Las Vegas Underground Banking Operator Pleads Guilty to Funding Chinese Casino VIPs
Posted on: October 29, 2020, 07:30h.
Last updated on: October 29, 2020, 09:08h.
An illegal underground banker pleaded guilty Wednesday in a federal court in San Diego to operating an unlicensed money transmitting business.
Fan Wang’s operation typically involved supplying Chinese nationals with US dollars, primarily for the purposes of gambling in Las Vegas casinos. The system circumvented China’s restrictions on moving cash out of the country, while also flouting US anti-money laundering controls.

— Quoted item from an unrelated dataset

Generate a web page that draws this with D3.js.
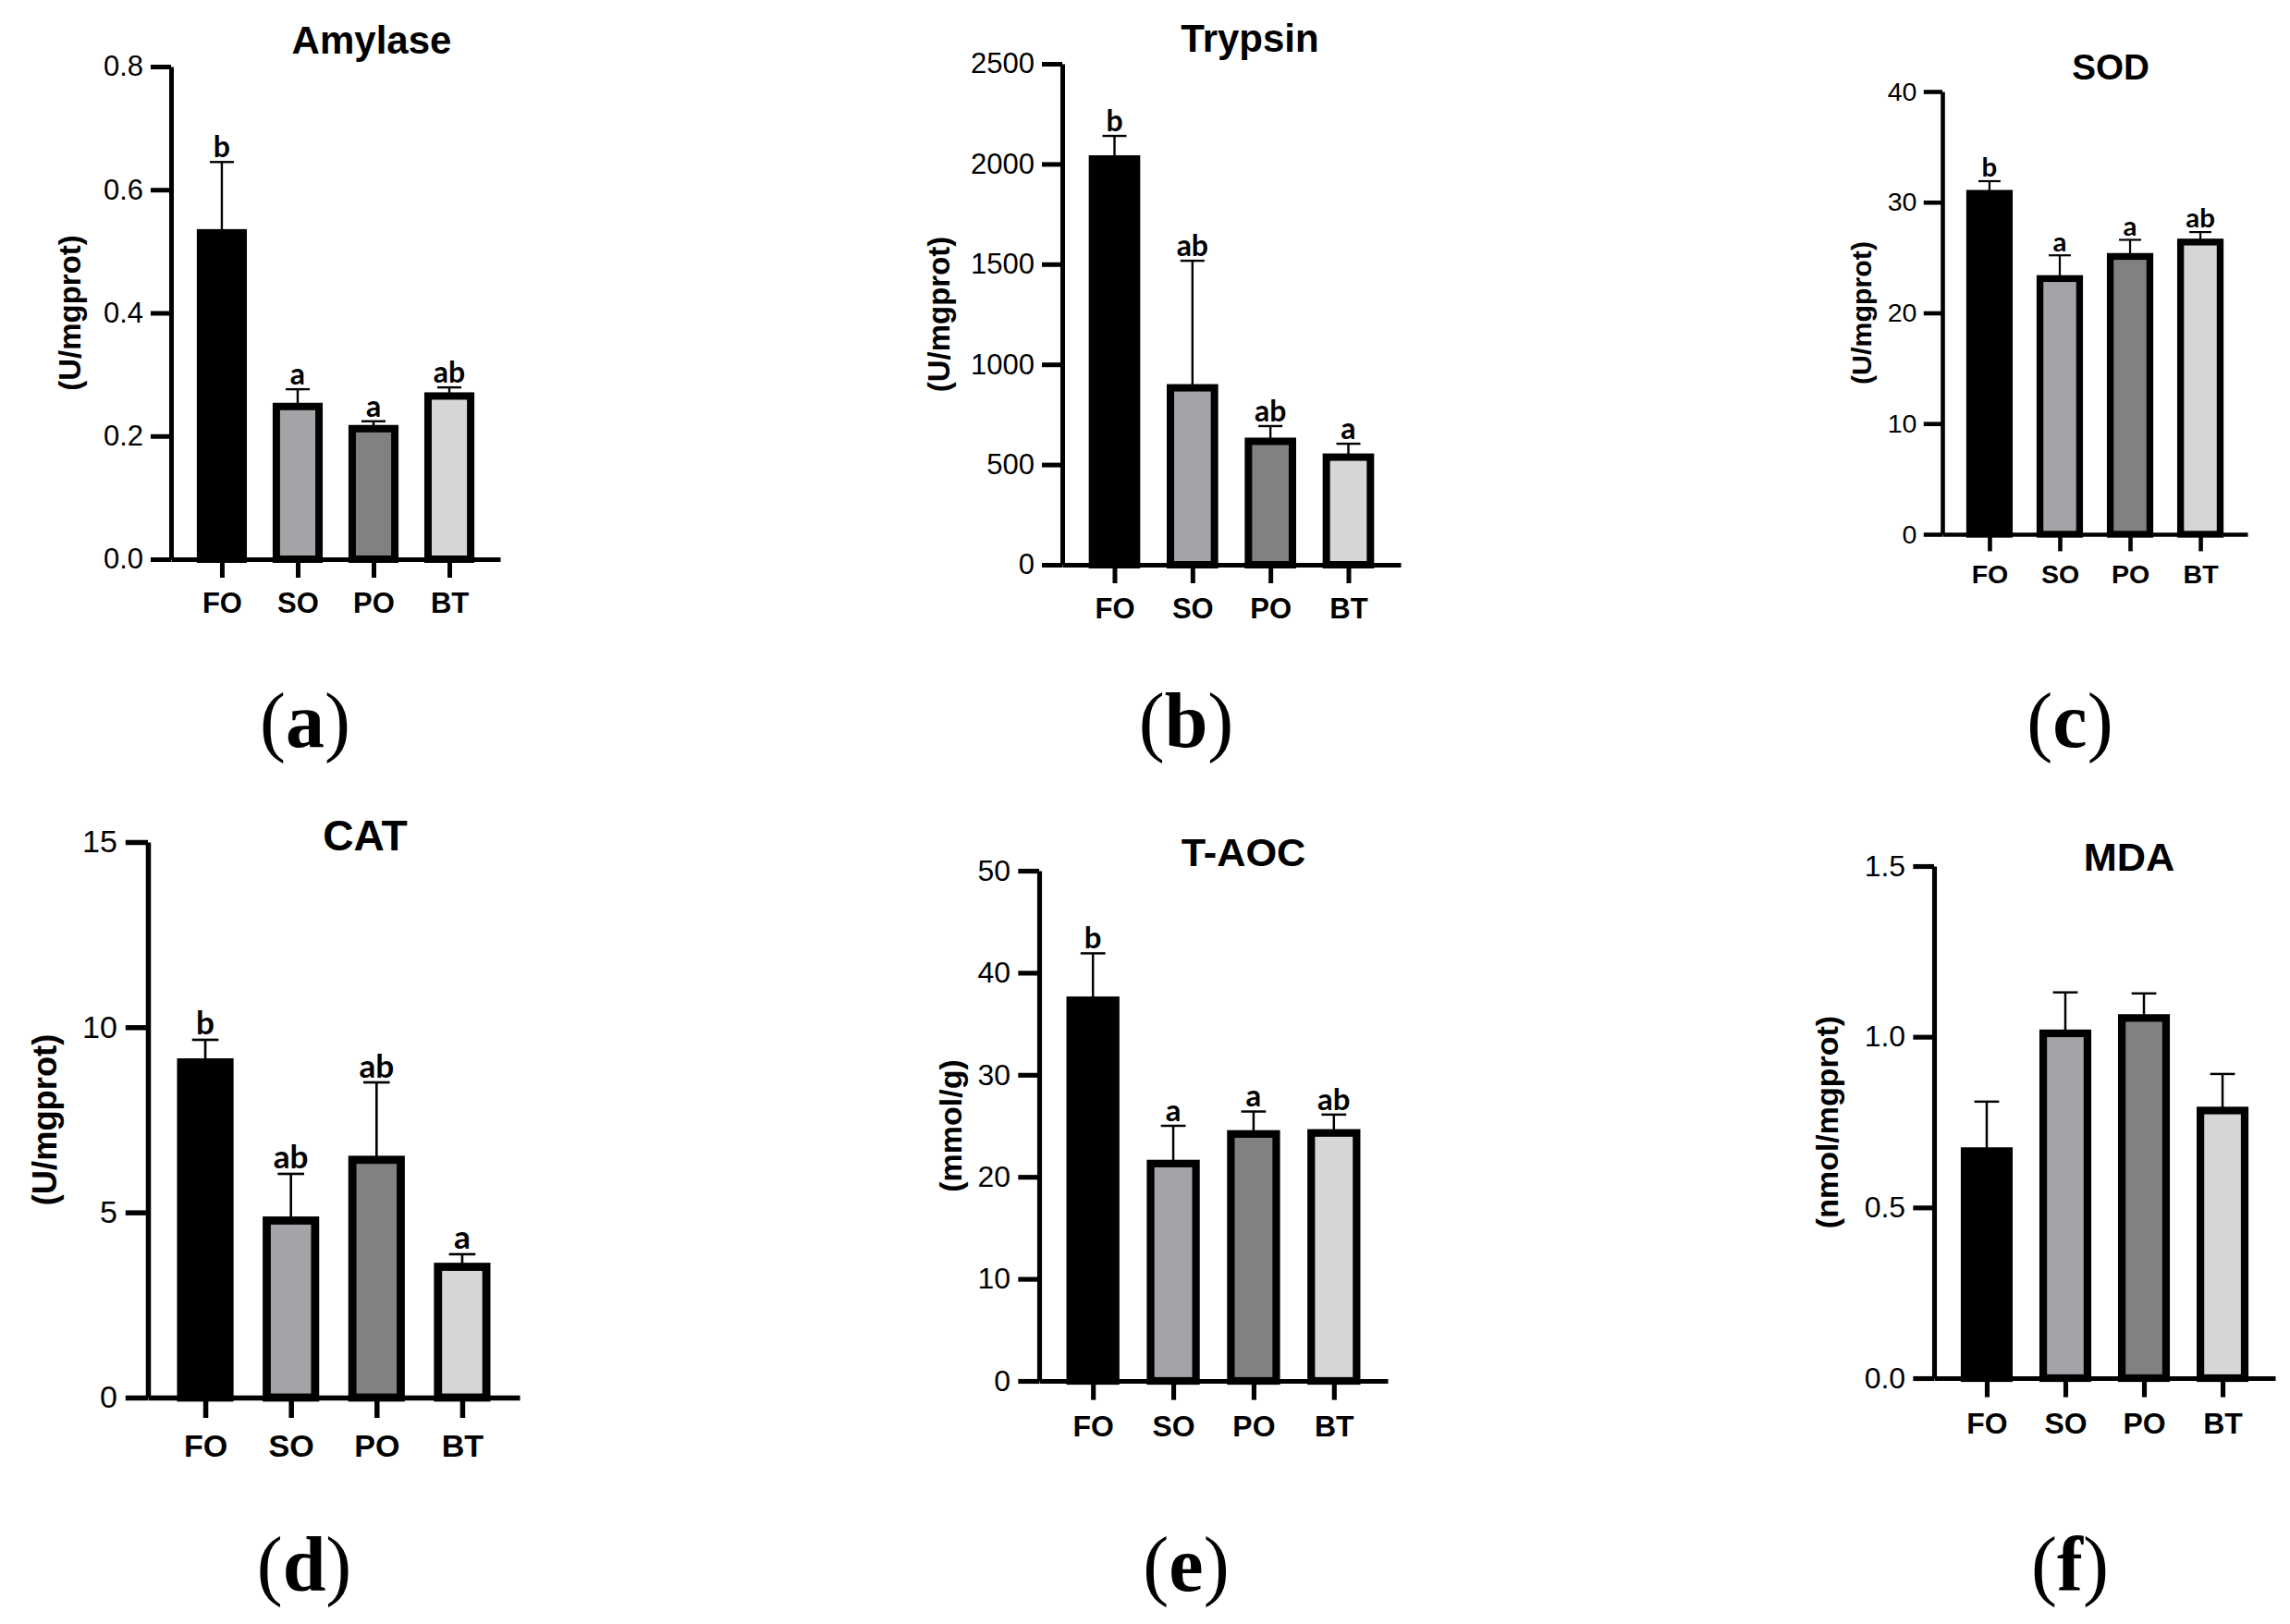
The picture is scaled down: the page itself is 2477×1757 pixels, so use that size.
<!DOCTYPE html>
<html>
<head>
<meta charset="utf-8">
<script src="https://cdn.jsdelivr.net/npm/d3@7"></script>
<style>
  html, body { margin: 0; padding: 0; background: #fff; }
  svg { display: block; }
  .tick text { fill: #000; }
</style>
</head>
<body>
<svg id="fig" width="2477" height="1757"></svg>
<script>
// groups shared by every panel
var groups = ['FO', 'SO', 'PO', 'BT'];

// (a) Amylase
var amylaseMean = [0.530, 0.248, 0.212, 0.265];
var amylaseErr = [0.115, 0.028, 0.012, 0.014];
var amylaseSig = ['b', 'a', 'a', 'ab'];
var amylaseTicks = [0, 0.2, 0.4, 0.6, 0.8];

// (b) Trypsin
var trypsinMean = [2025, 883, 616, 537];
var trypsinErr = [115, 634, 76, 67];
var trypsinSig = ['b', 'ab', 'ab', 'a'];
var trypsinTicks = [0, 500, 1000, 1500, 2000, 2500];

// (c) SOD
var sodMean = [30.8, 23.1, 25.1, 26.4];
var sodErr = [1.1, 2.1, 1.5, 0.9];
var sodSig = ['b', 'a', 'a', 'ab'];
var sodTicks = [0, 10, 20, 30, 40];

// (d) CAT
var catMean = [9.05, 4.78, 6.42, 3.53];
var catErr = [0.61, 1.26, 2.09, 0.34];
var catSig = ['b', 'ab', 'ab', 'a'];
var catTicks = [0, 5, 10, 15];

// (e) T-AOC
var taocMean = [37.3, 21.3, 24.2, 24.3];
var taocErr = [4.6, 3.7, 2.2, 1.8];
var taocSig = ['b', 'a', 'a', 'ab'];
var taocTicks = [0, 10, 20, 30, 40, 50];

// (f) MDA, no letters
var mdaMean = [0.665, 1.010, 1.055, 0.784];
var mdaErr = [0.145, 0.120, 0.072, 0.107];
var mdaTicks = [0, 0.5, 1.0, 1.5];

var fills = {FO: '#000000', SO: '#a4a3a8', PO: '#818181', BT: '#d6d6d6'};
var sans = '"Liberation Sans", Arial, sans-serif';

var panels = [
  {title: 'Amylase', unit: '(U/mgprot)', mean: amylaseMean, err: amylaseErr, sig: amylaseSig,
   ticks: amylaseTicks, fmt: d3.format('.1f'), tag: 'a',
   axisX: 185, xEnd: 541, y0: 605, yTop: 72, k: 1, titleX: 402, titleY: 58, unitX: 75, tagX: 330, tagY: 808},
  {title: 'Trypsin', unit: '(U/mgprot)', mean: trypsinMean, err: trypsinErr, sig: trypsinSig,
   ticks: trypsinTicks, fmt: d3.format('d'), tag: 'b',
   axisX: 1149, xEnd: 1515, y0: 611, yTop: 69, k: 1, titleX: 1352, titleY: 56, unitX: 1015, tagX: 1283, tagY: 808},
  {title: 'SOD', unit: '(U/mgprot)', mean: sodMean, err: sodErr, sig: sodSig,
   ticks: sodTicks, fmt: d3.format('d'), tag: 'c',
   axisX: 2101, xEnd: 2431, y0: 578, yTop: 99, k: 0.92, titleX: 2283, titleY: 86, unitX: 2013, tagX: 2239, tagY: 808},
  {title: 'CAT', unit: '(U/mgprot)', mean: catMean, err: catErr, sig: catSig,
   ticks: catTicks, fmt: d3.format('d'), tag: 'd',
   axisX: 160, xEnd: 562, y0: 1512, yTop: 911, k: 1.1, titleX: 395, titleY: 920, unitX: 48, tagX: 329, tagY: 1721},
  {title: 'T-AOC', unit: '(mmol/g)', mean: taocMean, err: taocErr, sig: taocSig,
   ticks: taocTicks, fmt: d3.format('d'), tag: 'e',
   axisX: 1124, xEnd: 1501, y0: 1494, yTop: 942, k: 1.03, titleX: 1345, titleY: 937, unitX: 1028, tagX: 1283, tagY: 1721},
  {title: 'MDA', unit: '(nmol/mgprot)', mean: mdaMean, err: mdaErr, sig: null,
   ticks: mdaTicks, fmt: d3.format('.1f'), tag: 'f',
   axisX: 2092, xEnd: 2461, y0: 1491, yTop: 937, k: 1.03, titleX: 2303, titleY: 942, unitX: 1976, tagX: 2239, tagY: 1721}
];

var svg = d3.select('#fig');

function drawPanel(p) {
  var s = p.k;
  var g = svg.append('g').attr('class', 'panel');

  var y = d3.scaleLinear()
    .domain([0, d3.max(p.ticks)])
    .range([p.y0, p.yTop]);

  var x = d3.scalePoint()
    .domain(groups)
    .range([p.axisX, p.xEnd])
    .padding(0.67);

  var sw = 8 * s,
  barW = x.step() * 0.66;

  var rows = groups.map(function(d, i) {
    return {g: d, v: p.mean[i], e: p.err[i], sig: p.sig ? p.sig[i] : ''};
  });

  // error bars (upper only), drawn under the bars
  var eb = g.selectAll('.err').data(rows).join('g').attr('class', 'err');
  eb.append('line')
    .attr('x1', function(d) { return x(d.g); })
    .attr('x2', function(d) { return x(d.g); })
    .attr('y1', function(d) { return y(d.v); })
    .attr('y2', function(d) { return y(d.v + d.e); })
    .attr('stroke', '#000')
    .attr('stroke-width', 2.4 * s);
  eb.append('line')
    .attr('x1', function(d) { return x(d.g) - 13 * s; })
    .attr('x2', function(d) { return x(d.g) + 13 * s; })
    .attr('y1', function(d) { return y(d.v + d.e); })
    .attr('y2', function(d) { return y(d.v + d.e); })
    .attr('stroke', '#000')
    .attr('stroke-width', 2.4 * s);

  g.selectAll('.bar').data(rows).join('rect')
    .attr('class', 'bar')
    .attr('x', function(d) { return x(d.g) - barW / 2 + sw / 2; })
    .attr('width', barW - sw)
    .attr('y', function(d) { return y(d.v); })
    .attr('height', function(d) { return y(0) - y(d.v); })
    .attr('fill', function(d) { return fills[d.g]; })
    .attr('stroke', '#000')
    .attr('stroke-width', sw);

  if (p.sig) {
    g.selectAll('.sig').data(rows).join('text')
      .attr('class', 'sig')
      .attr('x', function(d) { return x(d.g); })
      .attr('y', function(d) { return y(d.v + d.e) - 5 * s; })
      .attr('text-anchor', 'middle')
      .style('font-family', 'Lato, "Open Sans", sans-serif')
      .style('font-weight', 'bold')
      .style('font-size', (32 * s) + 'px')
      .text(function(d) { return d.sig; });
  }

  // y axis
  var ya = g.append('g')
    .attr('transform', 'translate(' + p.axisX + ',0)')
    .call(d3.axisLeft(y).tickValues(p.ticks).tickFormat(p.fmt)
      .tickSize(22 * s).tickSizeOuter(0).tickPadding(8 * s));
  ya.selectAll('path.domain').attr('stroke-width', 5 * s);
  ya.selectAll('.tick line').attr('stroke-width', 5 * s);
  ya.selectAll('.tick text')
    .style('font-family', sans)
    .style('font-size', (31 * s) + 'px');

  // x axis
  var xa = g.append('g')
    .attr('transform', 'translate(0,' + p.y0 + ')')
    .call(d3.axisBottom(x).tickSize(20 * s).tickSizeOuter(0).tickPadding(16 * s));
  xa.selectAll('path.domain').attr('stroke-width', 5 * s);
  xa.selectAll('.tick line').attr('stroke-width', 5 * s);
  xa.selectAll('.tick text')
    .style('font-family', sans)
    .style('font-weight', 'bold')
    .style('font-size', (31 * s) + 'px');

  g.append('text')
    .attr('x', p.titleX)
    .attr('y', p.titleY)
    .attr('text-anchor', 'middle')
    .style('font-family', sans)
    .style('font-weight', 'bold')
    .style('font-size', (42 * s) + 'px')
    .text(p.title);

  g.append('text')
    .attr('transform', 'translate(' + p.unitX + ',' + ((p.y0 + p.yTop) / 2) + ') rotate(-90)')
    .attr('text-anchor', 'middle')
    .attr('dominant-baseline', 'central')
    .style('font-family', sans)
    .style('font-weight', 'bold')
    .style('font-size', (33 * s) + 'px')
    .text(p.unit);

  var tag = g.append('text')
    .attr('x', p.tagX)
    .attr('y', p.tagY)
    .attr('text-anchor', 'middle')
    .style('font-family', '"Liberation Serif", "Times New Roman", serif')
    .style('font-size', '84px');
  tag.append('tspan').text('(');
  tag.append('tspan').style('font-weight', 'bold').text(p.tag);
  tag.append('tspan').text(')');
}

panels.forEach(drawPanel);
</script>
</body>
</html>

According to prosecutors, Wang was introduced to his customers by unnamed VIP “casino hosts.” Wang would supply clients with hard currency accumulated from “various third parties,” prosecutors said.
Customers would then transfer an equivalent sum in yuan from their Chinese bank accounts to a separate Chinese bank account controlled by Wang.
What is Chinese Underground Banking?
Unnerved by capital flight, Beijing places strict limits on the transfer of funds out of China for personal use. In all but the most exceptional circumstances, the cap is set at US$50,000 per year. These transactions must be carried out through a foreign exchange account opened with a Chinese bank.
Meanwhile, the maximum a Chinese citizen can withdraw from an ATM while abroad using a Chinese bank card is around $14,000.
These restrictions are somewhat style-cramping to the roving high roller, and they have given rise to a form of Informal Value Transfer IVT, otherwise known as underground banks. In some cases, these operations are linked to criminal gangs and to washing the proceeds of crime.
Evidence suggests IVTs are widely used by the Chinese diaspora around the world.
In British Columbia, it is believed that billions of dollars have been washed over the past decade using a system of underground banking that came to be known by the international intelligence community as “the Vancouver Model.”
This involved the smuggling of large amounts of money from China through IVTs. The money was then mingled with cash from the drug trade and lent to Chinese high rollers to gamble with.
Jian Jun Zhu was believed to be one of the biggest underground bankers in British Columbia, until last month, when he was gunned down in a restaurant in a suburb of Vancouver.
Threat to Security
There is no evidence that Wang was involved in any criminality beyond the charges he admitted Wednesday. Nevertheless, US attorney Robert Brewer said in an official statement Wednesday that unlawful financial institutions represented a threat to “the security of our banking system.”
Wang’s case is the fourth prosecution in an ongoing investigation into Chinese underground banking in the US.
The defendant has agreed to forfeit $225,000 to the US government and will be sentenced on Jan. 29.